“I shall go right to her,” said Mrs. Bonstone. “Call another taxi.”

The dear, patient man got another taxi, and with him, Mrs. Bonstone flew off to the mother. I did not go this time, but I heard her telling my master the next morning all about it.

It seems the Syrian mother was frightfully ill when they got there. Mrs. Bonstone stayed with her, and sent her husband to get a nurse for the mother, and one for the baby. He spent a part of the night in this agreeable pursuit, and by breakfast time the Bonstones, nurse and baby were comfortably settled on Riverside Drive.

Money does certainly oil the wheels of life. How long it would have taken a person on foot to accomplish what the Bonstones did that night! I could not help thinking of some further lines the English greyhound taught me—

“As I sat in my café, I said to myself,

They may talk as they please about what they call pelf.

But help it, I can not, I can not help thinking,

How pleasant it is to have money, heigh ho!
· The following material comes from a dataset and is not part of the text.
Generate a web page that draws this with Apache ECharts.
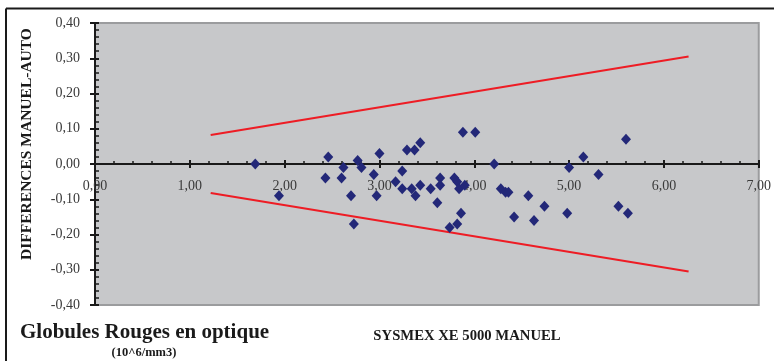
<!DOCTYPE html>
<html>
<head>
<meta charset="utf-8">
<script src="https://cdn.jsdelivr.net/npm/echarts@6/dist/echarts.min.js"></script>
<style>
  html, body { margin: 0; padding: 0; background: #ffffff; }
  #chart { width: 774px; height: 361px; }
</style>
</head>
<body>
<div id="chart"></div>
<script>
// Red cell count (10^6/mm3) and manual minus automated difference
const rbcCount = [
  1.69, 1.94, 2.46, 2.43, 2.62, 2.60, 2.70, 2.73, 2.77, 2.81,
  3.00, 2.94, 2.97, 3.29, 3.37, 3.43, 3.24, 3.17, 3.24, 3.34,
  3.38, 3.43, 3.54, 3.64, 3.64, 3.61, 3.79, 3.82, 3.84, 3.90,
  3.86, 3.82, 3.74, 3.88, 4.01, 4.21, 4.28, 4.33, 4.36, 4.42,
  4.57, 4.63, 4.74, 4.98, 5.00, 5.15, 5.31, 5.52, 5.62, 5.60
];
const difference = [
  0.00, -0.09, 0.02, -0.04, -0.01, -0.04, -0.09, -0.17, 0.01, -0.01,
  0.03, -0.03, -0.09, 0.04, 0.04, 0.06, -0.02, -0.05, -0.07, -0.07,
  -0.09, -0.06, -0.07, -0.04, -0.06, -0.11, -0.04, -0.05, -0.07, -0.06,
  -0.14, -0.17, -0.18, 0.09, 0.09, 0.00, -0.07, -0.08, -0.08, -0.15,
  -0.09, -0.16, -0.12, -0.14, -0.01, 0.02, -0.03, -0.12, -0.14, 0.07
];

// Acceptance limits
const limitX = [1.22, 6.26];
const upperLimit = [0.082, 0.305];
const lowerLimit = [-0.082, -0.305];

// Axis settings
const xMin = 0, xMax = 7, xStep = 1;
const yMin = -0.4, yMax = 0.4, yStep = 0.1;

const yTitle = 'DIFFERENCES MANUEL-AUTO';
const bottomTitle = 'Globules Rouges en optique';
const unitText = '(10^6/mm3)';
const instrumentText = 'SYSMEX XE 5000 MANUEL';

const serif = '"Liberation Serif", "Times New Roman", serif';
const fmt = v => v.toFixed(2).replace('.', ',');

const points = rbcCount.map((x, i) => [x, difference[i]]);
const upperLine = limitX.map((x, i) => [x, upperLimit[i]]);
const lowerLine = limitX.map((x, i) => [x, lowerLimit[i]]);

// Plot box
const gridLeft = 95, gridRight = 12, gridTop = 23, gridBottom = 56;
const chartH = 361;
const plotH = chartH - gridTop - gridBottom;
// Shift the horizontal axis from the bottom of the box up to the zero line
const zeroShift = -plotH * (0 - yMin) / (yMax - yMin);

const axisLineStyle = { color: '#1a1a1a', width: 2 };

const chart = echarts.init(document.getElementById('chart'), null, { renderer: 'canvas' });
chart.setOption({
  animation: false,
  backgroundColor: '#ffffff',
  grid: {
    left: gridLeft, right: gridRight, top: gridTop, bottom: gridBottom,
    show: true,
    backgroundColor: '#c7c8ca',
    borderColor: '#9b9c9e',
    borderWidth: 2
  },
  xAxis: [
    {
      type: 'value', min: xMin, max: xMax, interval: xStep,
      position: 'bottom', offset: zeroShift,
      axisLine: { show: true, onZero: false, lineStyle: axisLineStyle },
      axisTick: { show: true, inside: true, length: 4, lineStyle: { color: '#1a1a1a', width: 2 } },
      minorTick: { show: true, splitNumber: 5, length: 3, lineStyle: { color: '#1a1a1a', width: 1.5 } },
      splitLine: { show: false },
      axisLabel: {
        margin: 15, color: '#3a3a3a', fontFamily: serif, fontSize: 14,
        formatter: fmt
      }
    },
    {
      type: 'value', min: xMin, max: xMax, interval: xStep,
      position: 'bottom', offset: zeroShift,
      axisLine: { show: true, onZero: false, lineStyle: axisLineStyle },
      axisTick: { show: true, inside: false, length: 4, lineStyle: { color: '#1a1a1a', width: 2 } },
      splitLine: { show: false },
      axisLabel: { show: false }
    }
  ],
  yAxis: [
    {
      type: 'value', min: yMin, max: yMax, interval: yStep,
      position: 'left',
      axisLine: { show: true, onZero: false, lineStyle: axisLineStyle },
      axisTick: { show: true, inside: true, length: 4, lineStyle: { color: '#1a1a1a', width: 2 } },
      minorTick: { show: true, splitNumber: 5, length: 4, lineStyle: { color: '#1a1a1a', width: 1.5 } },
      splitLine: { show: false },
      axisLabel: {
        margin: 15, color: '#3a3a3a', fontFamily: serif, fontSize: 14,
        formatter: fmt
      }
    },
    {
      type: 'value', min: yMin, max: yMax, interval: yStep,
      position: 'left',
      axisLine: { show: true, onZero: false, lineStyle: axisLineStyle },
      axisTick: { show: true, inside: false, length: 5, lineStyle: { color: '#1a1a1a', width: 2 } },
      splitLine: { show: false },
      axisLabel: { show: false }
    }
  ],
  series: [
    {
      type: 'line', data: upperLine, xAxisIndex: 0, yAxisIndex: 0,
      symbol: 'none', lineStyle: { color: '#ee1c24', width: 2 }, z: 3
    },
    {
      type: 'line', data: lowerLine, xAxisIndex: 0, yAxisIndex: 0,
      symbol: 'none', lineStyle: { color: '#ee1c24', width: 2 }, z: 3
    },
    {
      type: 'scatter', data: points, xAxisIndex: 0, yAxisIndex: 0,
      symbol: 'diamond', symbolSize: [10, 11],
      itemStyle: { color: '#232878', opacity: 1 }, z: 4
    }
  ],
  graphic: [
    { type: 'line', shape: { x1: 6, y1: 8.5, x2: 774, y2: 8.5 }, style: { stroke: '#1a1a1a', lineWidth: 2 } },
    { type: 'line', shape: { x1: 6, y1: 8.5, x2: 6, y2: 361 }, style: { stroke: '#1a1a1a', lineWidth: 2 } },
    {
      type: 'text', x: 27, y: 144, rotation: Math.PI / 2,
      style: {
        text: yTitle, fill: '#1a1a1a', font: 'bold 15.5px ' + serif,
        textAlign: 'center', textVerticalAlign: 'middle'
      }
    },
    {
      type: 'text', x: 20, y: 333,
      style: {
        text: bottomTitle, fill: '#1a1a1a', font: 'bold 21px ' + serif,
        textAlign: 'left', textVerticalAlign: 'middle'
      }
    },
    {
      type: 'text', x: 144, y: 353,
      style: {
        text: unitText, fill: '#1a1a1a', font: 'bold 12.5px ' + serif,
        textAlign: 'center', textVerticalAlign: 'middle'
      }
    },
    {
      type: 'text', x: 467, y: 336,
      style: {
        text: instrumentText, fill: '#1a1a1a', font: 'bold 14.7px ' + serif,
        textAlign: 'center', textVerticalAlign: 'middle'
      }
    }
  ]
});
</script>
</body>
</html>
How pleasant it is to have money!”

A little while before lunch, Mrs. Bonstone called us dogs to go to the nursery with her. It was a room that had been quickly fitted up for the brown baby. What a transformation in the little creature! Some one had been up bright and early, shopping for Miss Cyria. She looked a little aristocrat in lace and muslin, and how deliciously she smelt—just like a faint lily of the valley. What an up-bringing that child would have!